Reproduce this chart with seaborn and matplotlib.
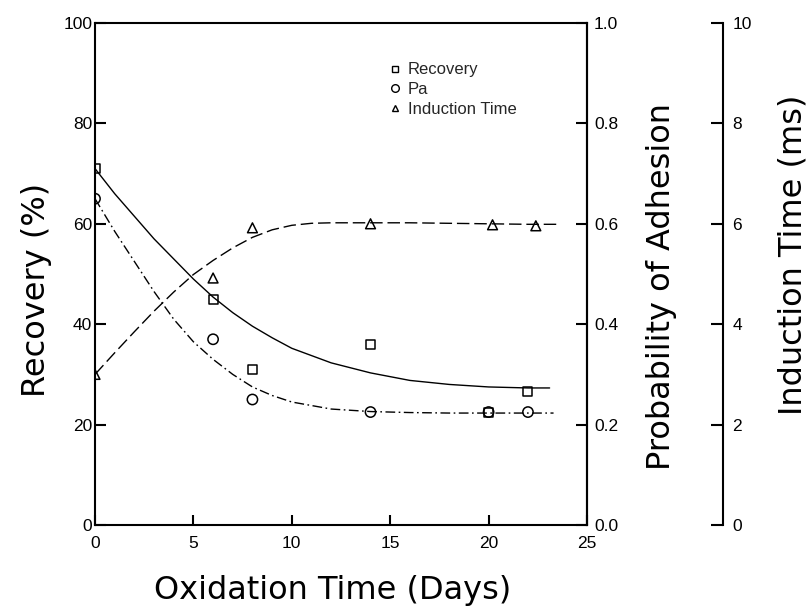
import numpy as np
import pandas as pd
import matplotlib
matplotlib.use("Agg")
import matplotlib.pyplot as plt
import seaborn as sns
from matplotlib.lines import Line2D

# ---- measured data points ----
rec_days = [0, 6, 8, 14, 20, 22]
rec_pct = [71, 45, 31, 36, 22.5, 26.5]
pa_days = [0, 6, 8, 14, 20, 22]
pa_prob = [0.65, 0.37, 0.25, 0.225, 0.225, 0.225]
ind_days = [0, 6, 8, 14, 20.2, 22.4]
ind_ms = [3.0, 4.92, 5.92, 6.0, 5.98, 5.96]

# ---- fitted curves ----
rec_fit_days = [0, 1, 2, 3, 4, 5, 6, 7, 8, 9, 10, 12, 14, 16, 18, 20, 22, 23.1]
rec_fit_pct = [71, 66, 61.5, 57, 53, 49, 45.4, 42.3, 39.6, 37.3, 35.2, 32.3,
               30.3, 28.8, 28.0, 27.5, 27.3, 27.3]
pa_fit_days = [0, 1, 2, 3, 4, 5, 6, 7, 8, 9, 10, 12, 14, 16, 18, 20, 22, 23.3]
pa_fit_prob = [0.65, 0.585, 0.525, 0.465, 0.41, 0.365, 0.33, 0.30, 0.275, 0.258,
               0.245, 0.231, 0.226, 0.224, 0.223, 0.223, 0.223, 0.223]
ind_fit_days = [0, 1, 2, 3, 4, 5, 6, 7, 8, 9, 10, 11, 12, 14, 16, 18, 20, 22, 23.5]
ind_fit_ms = [3.0, 3.43, 3.85, 4.26, 4.64, 4.99, 5.27, 5.52, 5.73, 5.88, 5.97,
              6.01, 6.02, 6.02, 6.02, 6.01, 6.0, 5.99, 5.99]

x_ticks = [0, 5, 10, 15, 20, 25]
rec_ticks = [0, 20, 40, 60, 80, 100]
pa_ticks = [0.0, 0.2, 0.4, 0.6, 0.8, 1.0]
ind_ticks = [0, 2, 4, 6, 8, 10]

sns.set_theme(style="white")
plt.rcParams['font.family'] = ['Liberation Sans', 'DejaVu Sans']

W, H = 811, 614
fig = plt.figure(figsize=(W / 100, H / 100), dpi=100)
L, R, T, B = 95, 587, 23, 525
ax = fig.add_axes([L / W, 1 - B / H, (R - L) / W, (B - T) / H])
ax2 = ax.twinx()
ax3 = ax.twinx()

lw = 1.0
# curves
sns.lineplot(x=rec_fit_days, y=rec_fit_pct, ax=ax, color='black', lw=lw,
             sort=False, estimator=None)
ax.lines[-1].set_linestyle('-')
sns.lineplot(x=pa_fit_days, y=pa_fit_prob, ax=ax2, color='black', lw=lw,
             sort=False, estimator=None)
ax2.lines[-1].set_linestyle((0, (7, 2.5, 1.2, 2.5)))
sns.lineplot(x=ind_fit_days, y=ind_fit_ms, ax=ax3, color='black', lw=lw,
             sort=False, estimator=None)
ax3.lines[-1].set_linestyle((0, (9, 3.5)))

# markers
sns.scatterplot(x=rec_days, y=rec_pct, ax=ax, marker='s', s=42,
                color='black', edgecolor='black', linewidth=1.1, zorder=5)
ax.collections[-1].set_facecolor('none')
sns.scatterplot(x=pa_days, y=pa_prob, ax=ax2, marker='o', s=55,
                color='black', edgecolor='black', linewidth=1.1, zorder=5)
ax2.collections[-1].set_facecolor('none')
sns.scatterplot(x=ind_days, y=ind_ms, ax=ax3, marker='^', s=50,
                color='black', edgecolor='black', linewidth=1.1, zorder=5)
ax3.collections[-1].set_facecolor('none')

# limits and ticks
ax.set_xlim(0, 25)
ax.set_ylim(0, 100)
ax2.set_ylim(0, 1)
ax3.set_ylim(0, 10)
ax.set_xticks(x_ticks)
ax.set_xticklabels([str(v) for v in x_ticks])
ax.set_yticks(rec_ticks)
ax.set_yticklabels([str(v) for v in rec_ticks])
ax2.set_yticks(pa_ticks)
ax2.set_yticklabels([f"{v:.1f}" for v in pa_ticks])
ax3.set_yticks(ind_ticks)
ax3.set_yticklabels([str(v) for v in ind_ticks])

spw = 1.5
for s in ax.spines.values():
    s.set_visible(True)
    s.set_color('black')
    s.set_linewidth(spw)
for a in (ax2, ax3):
    a.patch.set_visible(False)
    for k, s in a.spines.items():
        s.set_visible(k == 'right')
        s.set_color('black')
        s.set_linewidth(spw)
ax3.spines['right'].set_position(('axes', 1.276))

tfs = 12.5
ax.tick_params(axis='y', which='both', left=True, right=False, direction='in',
               length=8, width=spw, pad=2, labelsize=tfs, colors='black')
ax.tick_params(axis='x', which='both', bottom=True, top=False, direction='in',
               length=7.5, width=spw, pad=8, labelsize=tfs, colors='black')
ax2.tick_params(axis='y', right=True, left=False, direction='in', length=8,
                width=spw, pad=5, labelsize=tfs, colors='black')
ax3.tick_params(axis='y', right=True, left=False, direction='in', length=9,
                width=spw, pad=7, labelsize=tfs, colors='black')

lab_font = dict(family=['DejaVu Sans'], size=23, color='black')
ax.set_xlabel('Oxidation Time (Days)', **lab_font)
ax.xaxis.set_label_coords(0.482, -0.1)
ax.set_ylabel('Recovery (%)', **lab_font)
ax.yaxis.set_label_coords(-0.087, 0.468)
ax2.set_ylabel('Probability of Adhesion', **lab_font)
ax2.yaxis.set_label_coords(1.12, 0.476)
ax3.set_ylabel('Induction Time (ms)', **lab_font)
ax3.yaxis.set_label_coords(1.388, 0.538)

handles = [
    Line2D([], [], ls='none', marker='s', ms=5, mfc='none', mec='black', mew=1.0),
    Line2D([], [], ls='none', marker='o', ms=5.5, mfc='none', mec='black', mew=1.0),
    Line2D([], [], ls='none', marker='^', ms=5, mfc='none', mec='black', mew=1.0),
]
fig.legend(handles, ['Recovery', 'Pa', 'Induction Time'],
           loc='upper left', bbox_to_anchor=(382 / W, 1 - 54 / H),
           frameon=False, fontsize=12, borderpad=0, handlelength=0.6,
           handletextpad=0.45, labelspacing=0.28)

fig.savefig('out.png', dpi=100, facecolor='white')
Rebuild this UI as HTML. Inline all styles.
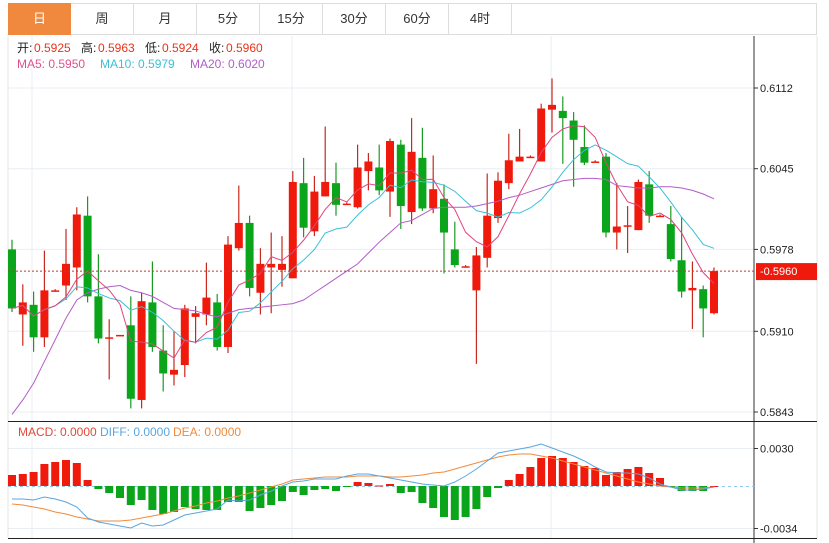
<!DOCTYPE html>
<html><head><meta charset="utf-8">
<style>
body{margin:0;background:#fff;font-family:"Liberation Sans","Noto Sans CJK SC",sans-serif;}
#wrap{position:relative;width:829px;height:543px;overflow:hidden;background:#fff;}
.tab{position:absolute;top:3px;height:32px;line-height:32px;text-align:center;font-size:13px;color:#333;border-right:1px solid #ddd;box-sizing:border-box;cursor:pointer;}
</style></head><body>
<div id="wrap">
<div style="position:absolute;left:8px;top:3px;width:809px;height:32px;border:1px solid #ddd;box-sizing:border-box;"></div>
<div class="tab" style="left:8px;width:63px;background:#f0883e;color:#fff;border:none;">日</div>
<div class="tab" style="left:71px;width:63px;">周</div>
<div class="tab" style="left:134px;width:63px;">月</div>
<div class="tab" style="left:197px;width:63px;">5分</div>
<div class="tab" style="left:260px;width:63px;">15分</div>
<div class="tab" style="left:323px;width:63px;">30分</div>
<div class="tab" style="left:386px;width:63px;">60分</div>
<div class="tab" style="left:449px;width:63px;">4时</div>
<svg id="svg" width="829" height="543" style="position:absolute;left:0;top:0" font-family="Liberation Sans, Noto Sans CJK SC, sans-serif">
</svg>
</div>
<script>
const opens=[0.5978,0.5924,0.5932,0.5905,0.5944,0.5948,0.5963,0.6006,0.5939,0.5904,0.5906,0.5915,0.5853,0.5934,0.5894,0.5874,0.5882,0.5922,0.5924,0.5934,0.5897,0.5979,0.6000,0.5942,0.5963,0.5961,0.5954,0.6033,0.5993,0.6022,0.6033,0.6016,0.6013,0.6043,0.6046,0.6026,0.6065,0.6009,0.6054,0.6012,0.6020,0.5978,0.5964,0.5944,0.5971,0.6004,0.6033,0.6051,0.6055,0.6051,0.6094,0.6093,0.6085,0.6063,0.6051,0.6055,0.5992,0.5997,0.5994,0.6032,0.6006,0.5999,0.5969,0.5944,0.5945,0.5925];
const highs=[0.5986,0.5949,0.5943,0.5977,0.5945,0.5995,0.6013,0.6022,0.5974,0.5920,0.5907,0.5939,0.5942,0.5968,0.5915,0.5910,0.5932,0.5931,0.5967,0.5941,0.5989,0.6031,0.6006,0.5979,0.5992,0.5989,0.6043,0.6054,0.6039,0.6080,0.6050,0.6017,0.6065,0.6058,0.6065,0.6070,0.6069,0.6087,0.6079,0.6056,0.6032,0.6001,0.5965,0.5980,0.6041,0.6042,0.6074,0.6078,0.6056,0.6099,0.6120,0.6105,0.6092,0.6081,0.6052,0.6058,0.6033,0.6014,0.6036,0.6043,0.6007,0.6014,0.6005,0.5968,0.5948,0.5963];
const lows=[0.5926,0.5898,0.5893,0.5897,0.5943,0.5936,0.5944,0.5934,0.5900,0.5870,0.5906,0.5846,0.5846,0.5893,0.5860,0.5865,0.5872,0.5900,0.5915,0.5894,0.5892,0.5977,0.5939,0.5924,0.5925,0.5947,0.5954,0.5988,0.5989,0.6022,0.6006,0.6015,0.6012,0.6027,0.6023,0.6005,0.5995,0.5999,0.6010,0.6008,0.5958,0.5963,0.5963,0.5883,0.5963,0.6000,0.6028,0.6051,0.6054,0.6051,0.6075,0.6049,0.6030,0.6048,0.6050,0.5988,0.5978,0.5975,0.5994,0.6000,0.6005,0.5968,0.5938,0.5912,0.5905,0.5924];
const closes=[0.5929,0.5934,0.5905,0.5944,0.5944,0.5966,0.6007,0.5939,0.5904,0.5905,0.5907,0.5854,0.5935,0.5897,0.5875,0.5878,0.5929,0.5925,0.5938,0.5897,0.5982,0.6000,0.5946,0.5966,0.5966,0.5966,0.6034,0.5996,0.6026,0.6034,0.6015,0.6016,0.6046,0.6051,0.6027,0.6068,0.6014,0.6059,0.6012,0.6028,0.5992,0.5965,0.5964,0.5973,0.6006,0.6035,0.6052,0.6055,0.6055,0.6095,0.6098,0.6087,0.6069,0.6050,0.6051,0.5992,0.5997,0.5998,0.6034,0.6006,0.6006,0.5970,0.5943,0.5946,0.5929,0.5960];
const ma20=[0.5841,0.5853,0.5867,0.5885,0.5903,0.5921,0.5936,0.5942,0.5945,0.5947,0.5948,0.5944,0.5942,0.5939,0.5934,0.5929,0.5928,0.5927,0.5924,0.5922,0.5925,0.5928,0.5929,0.5930,0.5931,0.5932,0.5933,0.5936,0.5942,0.5948,0.5954,0.5960,0.5966,0.5975,0.5984,0.5992,0.6000,0.6002,0.6007,0.6012,0.6013,0.6013,0.6013,0.6014,0.6016,0.6018,0.6021,0.6023,0.6026,0.6029,0.6032,0.6035,0.6036,0.6037,0.6037,0.6036,0.6031,0.6030,0.6029,0.6029,0.6030,0.6030,0.6029,0.6027,0.6024,0.6020];
const macdHist=[0.00088,0.00096,0.00112,0.00176,0.00192,0.00208,0.00184,0.00048,-0.00024,-0.00056,-0.00096,-0.00152,-0.00112,-0.00192,-0.00224,-0.00208,-0.00168,-0.00184,-0.00192,-0.00192,-0.00128,-0.00128,-0.002,-0.00176,-0.00152,-0.0012,-0.00048,-0.00072,-0.00032,-0.00024,-0.0004,-0.00008,0.00032,0.00024,0.00004,0.00016,-0.00056,-0.00048,-0.00136,-0.00176,-0.00248,-0.00272,-0.00248,-0.00184,-0.00088,-0.00016,0.00048,0.00096,0.00152,0.00224,0.0024,0.00224,0.00192,0.0016,0.00144,0.00088,0.00112,0.00136,0.00152,0.00104,0.00064,-0.00008,-0.0004,-0.0004,-0.0004,0];
const diffVals=[-0.00104,-0.00104,-0.00112,-0.00088,-0.00104,-0.00128,-0.00168,-0.00256,-0.00288,-0.00304,-0.0032,-0.00336,-0.00296,-0.0032,-0.00312,-0.00272,-0.00232,-0.00216,-0.002,-0.00184,-0.00112,-0.0012,-0.00112,-0.00072,-0.0004,0,0.00032,0.0004,0.00056,0.00056,0.00056,0.0008,0.00096,0.00096,0.0008,0.00064,0.00048,0.00032,0.00016,0.00008,0,0.00032,0.0008,0.00136,0.002,0.00264,0.0028,0.00296,0.00312,0.00336,0.00304,0.00272,0.0024,0.002,0.00152,0.00112,0.00104,0.00104,0.00096,0.00064,0.00016,-0.00008,-0.00032,-0.00032,-0.00024,-0.00008];
const deaVals=[-0.00144,-0.00152,-0.00168,-0.00184,-0.00208,-0.00224,-0.00248,-0.00264,-0.0028,-0.0028,-0.0028,-0.00272,-0.00256,-0.0024,-0.00224,-0.002,-0.00176,-0.0016,-0.00136,-0.0012,-0.00096,-0.0008,-0.00056,-0.00032,-0.00008,0.00016,0.00048,0.00056,0.00064,0.00072,0.00072,0.00072,0.0008,0.0008,0.0008,0.00072,0.00072,0.0008,0.00088,0.00104,0.00112,0.00136,0.0016,0.00184,0.00208,0.00232,0.00248,0.00256,0.00256,0.0024,0.00224,0.002,0.00176,0.00152,0.00128,0.00104,0.0008,0.00056,0.00032,0.00016,0,-0.00008,-0.00016,-0.00016,-0.00016,-0.00008];
const priceTicks=[0.6112,0.6045,0.5978,0.5910,0.5843];
const macdTicks=[0.0030,-0.0034];

const svg=document.getElementById('svg');
const NS='http://www.w3.org/2000/svg';
function mk(tag,attrs,parent){const e=document.createElementNS(NS,tag);for(const k in attrs)e.setAttribute(k,attrs[k]);(parent||svg).appendChild(e);return e;}
const X=i=>12+i*10.8;
const Y=p=>88+(0.6112-p)*12045;
const MY=v=>486-v*12500;
const red='#f01a0c',green='#0aa51a';

let g=mk('g',{});
[32,292,551].forEach(x=>mk('line',{x1:x,y1:36,x2:x,y2:538,stroke:'#e8eef4'},g));
priceTicks.forEach(t=>mk('line',{x1:8,y1:Y(t),x2:754,y2:Y(t),stroke:'#e8eef4'},g));
macdTicks.forEach(t=>mk('line',{x1:8,y1:MY(t),x2:754,y2:MY(t),stroke:'#e8eef4'},g));
mk('line',{x1:8,y1:36,x2:8,y2:538,stroke:'#e4e4e4'});
mk('line',{x1:817,y1:36,x2:817,y2:538,stroke:'#e4e4e4'});
mk('line',{x1:754,y1:36,x2:754,y2:543,stroke:'#333'});
mk('line',{x1:8,y1:421.5,x2:817,y2:421.5,stroke:'#222'});
mk('line',{x1:8,y1:538.5,x2:817,y2:538.5,stroke:'#222'});

let ya=mk('g',{});
priceTicks.forEach(t=>{mk('line',{x1:754,y1:Y(t),x2:758,y2:Y(t),stroke:'#333'},ya);
 const tx=mk('text',{x:760,y:Y(t)+4,'font-size':11,fill:'#222'},ya);tx.textContent=t.toFixed(4);});
let ma=mk('g',{});
macdTicks.forEach(t=>{mk('line',{x1:754,y1:MY(t),x2:758,y2:MY(t),stroke:'#333'},ma);
 const tx=mk('text',{x:760,y:MY(t)+4,'font-size':11,fill:'#222'},ma);tx.textContent=t.toFixed(4);});

let cg=mk('g',{});
for(let i=0;i<closes.length;i++){
 const up=closes[i]>=opens[i];const c=up?red:green;const x=X(i);
 const cd=mk('g',{},cg);
 
 
 mk('line',{x1:x,y1:Y(highs[i]),x2:x,y2:Y(lows[i]),stroke:up?'#c8281c':'#1a9a22','stroke-width':1.2},cd);
 const t=Y(Math.max(opens[i],closes[i])),b=Y(Math.min(opens[i],closes[i]));
 mk('rect',{x:x-4,y:t,width:8,height:Math.max(1.5,b-t),fill:c},cd);
}
function maCalc(n){return closes.map((c,i)=>{const s=closes.slice(Math.max(0,i-n+1),i+1);return s.reduce((a,b)=>a+b,0)/s.length;});}
function line(vals,yf,color,name){const p=mk('polyline',{points:vals.map((v,i)=>X(i)+','+yf(v)).join(' '),fill:'none',stroke:color,'stroke-width':1});
 }
line(ma20,Y,'#b35cc8','ma20-line');
line(maCalc(10),Y,'#3cbfd6','ma10-line');
line(maCalc(5),Y,'#e0457f','ma5-line');

const lp=closes[closes.length-1];
let lpl=mk('line',{x1:8,y1:Y(lp),x2:754,y2:Y(lp),stroke:'#c0392b','stroke-dasharray':'2,2'});

let lg=mk('g',{});
mk('rect',{x:756,y:Y(lp)-8,width:61,height:17,fill:red},lg);
let lt=mk('text',{x:760,y:Y(lp)+4,'font-size':11,fill:'#fff'},lg);lt.textContent='-'+lp.toFixed(4);

let mg=mk('g',{});
mk('line',{x1:8,y1:486.5,x2:754,y2:486.5,stroke:'#8cc8e8','stroke-dasharray':'3,3'},mg);
macdHist.forEach((v,i)=>{const y0=MY(0),y1=MY(v);
 const r=mk('rect',{x:X(i)-4,y:Math.min(y0,y1),width:8,height:Math.max(1,Math.abs(y1-y0)),fill:v>=0?red:green},mg);
 
 });
line(deaVals,MY,'#f08a3c','dea-line');
line(diffVals,MY,'#5aa6e0','diff-line');

function txt(x,y,s,c,name){const t=mk('text',{x:x,y:y,'font-size':12,fill:c});t.textContent=s;return t;}
const L=[['开:',opens],['高:',highs],['低:',lows],['收:',closes]];
let lx=17;L.forEach((a,k)=>{txt(lx,52,a[0],'#222','ohlc-label');const v=a[1][a[1].length-1].toFixed(4);txt(lx+17,52,v,'#e8341c','ohlc-value');lx+=64;});
const ma5=maCalc(5),ma10=maCalc(10);
txt(17,68,'MA5: '+ma5[ma5.length-1].toFixed(4),'#e0508a','ma5-legend');
txt(100,68,'MA10: '+ma10[ma10.length-1].toFixed(4),'#3cbfd6','ma10-legend');
txt(190,68,'MA20: '+ma20[ma20.length-1].toFixed(4),'#b05ec8','ma20-legend');
txt(18,436,'MACD: 0.0000','#e04a3a','macd-legend');
txt(100,436,'DIFF: 0.0000','#5aa6e0','diff-legend');
txt(173,436,'DEA: 0.0000','#f08a3c','dea-legend');
</script>
</body></html>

═══

PROMPT =
Copy exactly the lines running from the beginning of the listing through the line that has "ind_ms = [3.0, 4.92, 5.92, 6.0, 5.98, 5.96]". Drop the pictures.

RESPONSE TO THE EXERCISE =
Reproduce this chart with seaborn and matplotlib.
import numpy as np
import pandas as pd
import matplotlib
matplotlib.use("Agg")
import matplotlib.pyplot as plt
import seaborn as sns
from matplotlib.lines import Line2D

# ---- measured data points ----
rec_days = [0, 6, 8, 14, 20, 22]
rec_pct = [71, 45, 31, 36, 22.5, 26.5]
pa_days = [0, 6, 8, 14, 20, 22]
pa_prob = [0.65, 0.37, 0.25, 0.225, 0.225, 0.225]
ind_days = [0, 6, 8, 14, 20.2, 22.4]
ind_ms = [3.0, 4.92, 5.92, 6.0, 5.98, 5.96]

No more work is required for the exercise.